TASK REQUIREMENTS | Give the data below again exactly as written, without its pictures.

::::

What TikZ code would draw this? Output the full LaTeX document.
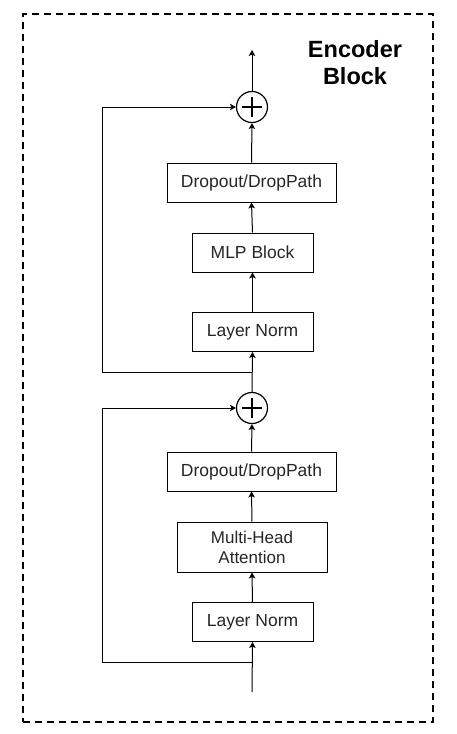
\documentclass[tikz,border=0pt]{standalone}
\usepackage{fontspec}
\setmainfont{Liberation Sans}
\usetikzlibrary{arrows.meta,calc}
\begin{document}
\begin{tikzpicture}[x=1pt,y=-1pt,
  box/.style={draw=black,line width=1pt,minimum height=39pt,inner sep=0pt,font=\fontsize{17.5}{20}\selectfont,text=black!85,align=center},
  plusnode/.style={draw=black,line width=1.2pt,circle,minimum size=31pt,inner sep=0pt},
  conn/.style={line width=1pt,-{Stealth[length=6pt,width=6.5pt,inset=1.5pt]}},
  skip/.style={line width=1pt,-{Stealth[length=6pt,width=6.5pt,inset=1.5pt]}}
]
\useasboundingbox (0,0) rectangle (457,734);
\node[draw=black,line width=1.3pt,dash pattern=on 7pt off 5pt,minimum width=410pt,minimum height=708pt,inner sep=0pt] (frame) at (228,368) {};
\node[font=\fontsize{23.5}{27}\selectfont\bfseries,align=center] (title) at (355,63) {Encoder\\Block};

\node[plusnode] (plusA) at (252,107) {};
\node[plusnode] (plusB) at (252,408) {};
\foreach \p in {plusA,plusB}{
  \draw[line width=1.2pt] ([xshift=-10pt]\p.center) -- ([xshift=10pt]\p.center);
  \draw[line width=1.2pt] ([yshift=-10pt]\p.center) -- ([yshift=10pt]\p.center);
}

\node[box,minimum width=169pt] (doA) at (251.5,182.5) {Dropout/DropPath};
\node[box,minimum width=121pt] (mlp) at (252.5,252.5) {MLP Block};
\node[box,minimum width=121pt] (lnA) at (252.5,332) {Layer Norm};
\node[box,minimum width=169pt] (doB) at (251.5,471.5) {Dropout/DropPath};
\node[box,minimum width=150pt,minimum height=50pt,font=\fontsize{17}{20}\selectfont] (mha) at (252,547) {Multi-Head\\Attention};
\node[box,minimum width=121pt] (lnB) at (252.5,622) {Layer Norm};

\coordinate (in) at (252,692);
\coordinate (jB) at (252,662);
\coordinate (jA) at (252,372);
\coordinate (out) at (252,50);
\coordinate (lB) at (102,662);
\coordinate (lA) at (102,372);

\draw[conn] (in) -- (lnB.south);
\draw[conn] (lnB.north) -- (mha.south);
\draw[conn] (mha.north) -- (doB.south);
\draw[conn] (doB.north) -- (plusB.south);
\draw[conn] (plusB.north) -- (lnA.south);
\draw[conn] (lnA.north) -- (mlp.south);
\draw[conn] (mlp.north) -- (doA.south);
\draw[conn] (doA.north) -- (plusA.south);
\draw[conn] (plusA.north) -- (out);
\draw[skip] (jB) -- (lB) |- (plusB.west);
\draw[skip] (jA) -- (lA) |- (plusA.west);
\end{tikzpicture}
\end{document}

::::

FINISHED EXERCISE |
What TikZ code would draw this? Output the full LaTeX document.
\documentclass[tikz,border=0pt]{standalone}
\usepackage{fontspec}
\setmainfont{Liberation Sans}
\usetikzlibrary{arrows.meta,calc}
\begin{document}
\begin{tikzpicture}[x=1pt,y=-1pt,
  box/.style={draw=black,line width=1pt,minimum height=39pt,inner sep=0pt,font=\fontsize{17.5}{20}\selectfont,text=black!85,align=center},
  plusnode/.style={draw=black,line width=1.2pt,circle,minimum size=31pt,inner sep=0pt},
  conn/.style={line width=1pt,-{Stealth[length=6pt,width=6.5pt,inset=1.5pt]}},
  skip/.style={line width=1pt,-{Stealth[length=6pt,width=6.5pt,inset=1.5pt]}}
]
\useasboundingbox (0,0) rectangle (457,734);
\node[draw=black,line width=1.3pt,dash pattern=on 7pt off 5pt,minimum width=410pt,minimum height=708pt,inner sep=0pt] (frame) at (228,368) {};
\node[font=\fontsize{23.5}{27}\selectfont\bfseries,align=center] (title) at (355,63) {Encoder\\Block};

\node[plusnode] (plusA) at (252,107) {};
\node[plusnode] (plusB) at (252,408) {};
\foreach \p in {plusA,plusB}{
  \draw[line width=1.2pt] ([xshift=-10pt]\p.center) -- ([xshift=10pt]\p.center);
  \draw[line width=1.2pt] ([yshift=-10pt]\p.center) -- ([yshift=10pt]\p.center);
}

\node[box,minimum width=169pt] (doA) at (251.5,182.5) {Dropout/DropPath};
\node[box,minimum width=121pt] (mlp) at (252.5,252.5) {MLP Block};
\node[box,minimum width=121pt] (lnA) at (252.5,332) {Layer Norm};
\node[box,minimum width=169pt] (doB) at (251.5,471.5) {Dropout/DropPath};
\node[box,minimum width=150pt,minimum height=50pt,font=\fontsize{17}{20}\selectfont] (mha) at (252,547) {Multi-Head\\Attention};
\node[box,minimum width=121pt] (lnB) at (252.5,622) {Layer Norm};

\coordinate (in) at (252,692);
\coordinate (jB) at (252,662);
\coordinate (jA) at (252,372);
\coordinate (out) at (252,50);
\coordinate (lB) at (102,662);
\coordinate (lA) at (102,372);

\draw[conn] (in) -- (lnB.south);
\draw[conn] (lnB.north) -- (mha.south);
\draw[conn] (mha.north) -- (doB.south);
\draw[conn] (doB.north) -- (plusB.south);
\draw[conn] (plusB.north) -- (lnA.south);
\draw[conn] (lnA.north) -- (mlp.south);
\draw[conn] (mlp.north) -- (doA.south);
\draw[conn] (doA.north) -- (plusA.south);
\draw[conn] (plusA.north) -- (out);
\draw[skip] (jB) -- (lB) |- (plusB.west);
\draw[skip] (jA) -- (lA) |- (plusA.west);
\end{tikzpicture}
\end{document}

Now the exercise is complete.